╭──

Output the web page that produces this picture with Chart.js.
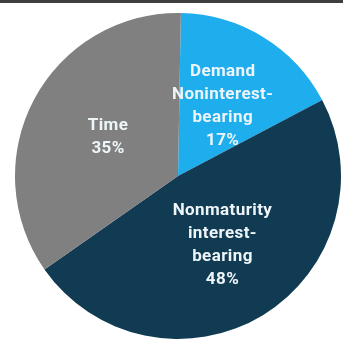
<!DOCTYPE html>
<html>
<head>
<meta charset="utf-8">
<script src="https://cdn.jsdelivr.net/npm/chart.js@4"></script>
<style>
    html, body { margin: 0; padding: 0; background: #fff; }
    #wrap { position: relative; width: 343px; height: 344px; overflow: hidden; }
    #topbar { position: absolute; left: 0; top: 0; width: 343px; height: 3px; background: #3e3e3e; }
</style>
</head>
<body>
<div id="wrap">
    <canvas id="deposit-mix-canvas" width="343" height="344"></canvas>
    <div id="topbar"></div>
</div>
<script>
// deposit mix by type, share of total (%)
const categoryLines = [
    ['Demand', 'Noninterest-', 'bearing'],
    ['Nonmaturity', 'interest-', 'bearing'],
    ['Time']
];
const shares = [17, 48, 35];
const sliceColors = ['#1eaeee', '#113a53', '#808080'];

/**
 * @type {HTMLCanvasElement}
 */
const depositCanvas = document.querySelector('#deposit-mix-canvas');

// writes the category name and its percentage inside each slice
const sliceLabels = {
    id: 'sliceLabels',
    afterDatasetsDraw(chart) {
        const ctx = chart.ctx;
        const meta = chart.getDatasetMeta(0);
        const lineHeight = 23;
        ctx.save();
        ctx.fillStyle = '#eef5f9';
        ctx.font = 'bold 17px Roboto, sans-serif';
        ctx.letterSpacing = '0.4px';
        ctx.textAlign = 'center';
        ctx.textBaseline = 'middle';
        meta.data.forEach((arc, i) => {
            const pos = arc.getCenterPoint();
            const lines = [...categoryLines[i], shares[i] + '%'];
            const top = pos.y - (lines.length - 1) * lineHeight / 2;
            lines.forEach((text, j) => {
                ctx.fillText(text, pos.x + 2, top + j * lineHeight);
            });
        });
        ctx.restore();
    }
};

new Chart(depositCanvas, {
    type: 'pie',
    data: {
        labels: categoryLines.map(l => l.join(' ')),
        datasets: [{
            data: shares,
            backgroundColor: sliceColors,
            borderWidth: 0
        }]
    },
    options: {
        responsive: false,
        animation: false,
        rotation: 1,
        layout: {
            padding: { left: 15, right: 2, top: 13, bottom: 5 }
        },
        plugins: {
            legend: { display: false },
            tooltip: { enabled: false }
        }
    },
    plugins: [sliceLabels]
});
</script>
</body>
</html>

╰──

• _Short exercise_: Repeat the lines exactly as they stand, from the opening line of the data through the line with "depositCanvas = document.querySelector('#deposit-mix-canvas');". Pictures stay out of the copy.

• _Problem solution_:
Output the web page that produces this picture with Chart.js.
<!DOCTYPE html>
<html>
<head>
<meta charset="utf-8">
<script src="https://cdn.jsdelivr.net/npm/chart.js@4"></script>
<style>
    html, body { margin: 0; padding: 0; background: #fff; }
    #wrap { position: relative; width: 343px; height: 344px; overflow: hidden; }
    #topbar { position: absolute; left: 0; top: 0; width: 343px; height: 3px; background: #3e3e3e; }
</style>
</head>
<body>
<div id="wrap">
    <canvas id="deposit-mix-canvas" width="343" height="344"></canvas>
    <div id="topbar"></div>
</div>
<script>
// deposit mix by type, share of total (%)
const categoryLines = [
    ['Demand', 'Noninterest-', 'bearing'],
    ['Nonmaturity', 'interest-', 'bearing'],
    ['Time']
];
const shares = [17, 48, 35];
const sliceColors = ['#1eaeee', '#113a53', '#808080'];

/**
 * @type {HTMLCanvasElement}
 */
const depositCanvas = document.querySelector('#deposit-mix-canvas');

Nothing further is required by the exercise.